■ **What is expected**
Pictures aside, quote the whole listing exactly.

■ **Material**
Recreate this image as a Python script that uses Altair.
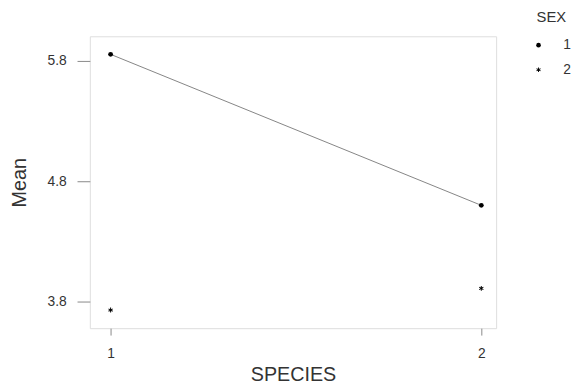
import altair as alt
import pandas as pd

species = [1, 2, 1, 2]
sex = ["1", "1", "2", "2"]
mean = [5.855, 4.60, 3.73, 3.91]

df = pd.DataFrame({"SPECIES": species, "SEX": sex, "Mean": mean})

# filled six-armed asterisk (three thin bars)
asterisk = (
    "M-0.2,-1L0.2,-1L0.2,1L-0.2,1Z"
    "M0.766,-0.673L0.966,-0.327L-0.766,0.673L-0.966,0.327Z"
    "M-0.966,-0.327L-0.766,-0.673L0.966,0.327L0.766,0.673Z"
)

FONT = "Liberation Sans"

x_enc = alt.X(
    "SPECIES:Q",
    scale=alt.Scale(domain=[0.944, 2.04], nice=False, zero=False),
    axis=alt.Axis(
        values=[1, 2], format="d", title="SPECIES", domain=False, grid=False,
        tickSize=7, tickColor="#888", labelPadding=12, labelFontSize=14,
        labelColor="#333", labelFont=FONT, titleFont=FONT, titleFontSize=20,
        titleFontWeight="normal", titleColor="#333", titleX=206, titleY=47,
        titleBaseline="middle", titleAlign="center",
    ),
)
y_enc = alt.Y(
    "Mean:Q",
    scale=alt.Scale(domain=[3.579, 6.005], nice=False, zero=False),
    axis=alt.Axis(
        values=[3.8, 4.8, 5.8], format=".1f", title="Mean", domain=False, grid=False,
        tickSize=13, tickColor="#888", labelPadding=11, labelFontSize=14,
        labelColor="#333", labelFont=FONT, titleFont=FONT, titleFontSize=20,
        titleFontWeight="normal", titleColor="#333", titleX=-71, titleY=148,
        titleBaseline="middle", titleAlign="center", titleAngle=270,
    ),
)

line = alt.Chart(df).transform_filter(alt.datum.SEX == "1").mark_line(
    color="#777", strokeWidth=0.9
).encode(x=x_enc, y=y_enc)

points = alt.Chart(df).mark_point(
    filled=True, color="black", size=24, opacity=1
).encode(
    x=x_enc,
    y=y_enc,
    shape=alt.Shape(
        "SEX:N",
        scale=alt.Scale(domain=["1", "2"], range=["circle", asterisk]),
        legend=alt.Legend(
            title="SEX", orient="none", legendX=448, legendY=-26,
            titleFont=FONT, titleFontSize=15, titleFontWeight="normal",
            titleColor="#333", titlePadding=13, titleAnchor="middle",
            labelFont=FONT,
            labelFontSize=14, labelColor="#333", labelOffset=18,
            rowPadding=11, symbolSize=22, symbolFillColor="black",
            symbolStrokeColor="black", symbolOpacity=1,
        ),
    ),
)

chart = alt.layer(line, points).properties(
    width=412,
    height=296,
    autosize=alt.AutoSizeParams(type="none"),
    padding={"left": 83, "top": 26, "right": 81, "bottom": 59},
).configure_view(
    stroke="#888", strokeWidth=1
).configure(background="white")

chart.save("out.html", embed_options={"renderer": "svg", "actions": False})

■ **Answer for this exercise**
Recreate this image as a Python script that uses Altair.
import altair as alt
import pandas as pd

species = [1, 2, 1, 2]
sex = ["1", "1", "2", "2"]
mean = [5.855, 4.60, 3.73, 3.91]

df = pd.DataFrame({"SPECIES": species, "SEX": sex, "Mean": mean})

# filled six-armed asterisk (three thin bars)
asterisk = (
    "M-0.2,-1L0.2,-1L0.2,1L-0.2,1Z"
    "M0.766,-0.673L0.966,-0.327L-0.766,0.673L-0.966,0.327Z"
    "M-0.966,-0.327L-0.766,-0.673L0.966,0.327L0.766,0.673Z"
)

FONT = "Liberation Sans"

x_enc = alt.X(
    "SPECIES:Q",
    scale=alt.Scale(domain=[0.944, 2.04], nice=False, zero=False),
    axis=alt.Axis(
        values=[1, 2], format="d", title="SPECIES", domain=False, grid=False,
        tickSize=7, tickColor="#888", labelPadding=12, labelFontSize=14,
        labelColor="#333", labelFont=FONT, titleFont=FONT, titleFontSize=20,
        titleFontWeight="normal", titleColor="#333", titleX=206, titleY=47,
        titleBaseline="middle", titleAlign="center",
    ),
)
y_enc = alt.Y(
    "Mean:Q",
    scale=alt.Scale(domain=[3.579, 6.005], nice=False, zero=False),
    axis=alt.Axis(
        values=[3.8, 4.8, 5.8], format=".1f", title="Mean", domain=False, grid=False,
        tickSize=13, tickColor="#888", labelPadding=11, labelFontSize=14,
        labelColor="#333", labelFont=FONT, titleFont=FONT, titleFontSize=20,
        titleFontWeight="normal", titleColor="#333", titleX=-71, titleY=148,
        titleBaseline="middle", titleAlign="center", titleAngle=270,
    ),
)

line = alt.Chart(df).transform_filter(alt.datum.SEX == "1").mark_line(
    color="#777", strokeWidth=0.9
).encode(x=x_enc, y=y_enc)

points = alt.Chart(df).mark_point(
    filled=True, color="black", size=24, opacity=1
).encode(
    x=x_enc,
    y=y_enc,
    shape=alt.Shape(
        "SEX:N",
        scale=alt.Scale(domain=["1", "2"], range=["circle", asterisk]),
        legend=alt.Legend(
            title="SEX", orient="none", legendX=448, legendY=-26,
            titleFont=FONT, titleFontSize=15, titleFontWeight="normal",
            titleColor="#333", titlePadding=13, titleAnchor="middle",
            labelFont=FONT,
            labelFontSize=14, labelColor="#333", labelOffset=18,
            rowPadding=11, symbolSize=22, symbolFillColor="black",
            symbolStrokeColor="black", symbolOpacity=1,
        ),
    ),
)

chart = alt.layer(line, points).properties(
    width=412,
    height=296,
    autosize=alt.AutoSizeParams(type="none"),
    padding={"left": 83, "top": 26, "right": 81, "bottom": 59},
).configure_view(
    stroke="#888", strokeWidth=1
).configure(background="white")

chart.save("out.html", embed_options={"renderer": "svg", "actions": False})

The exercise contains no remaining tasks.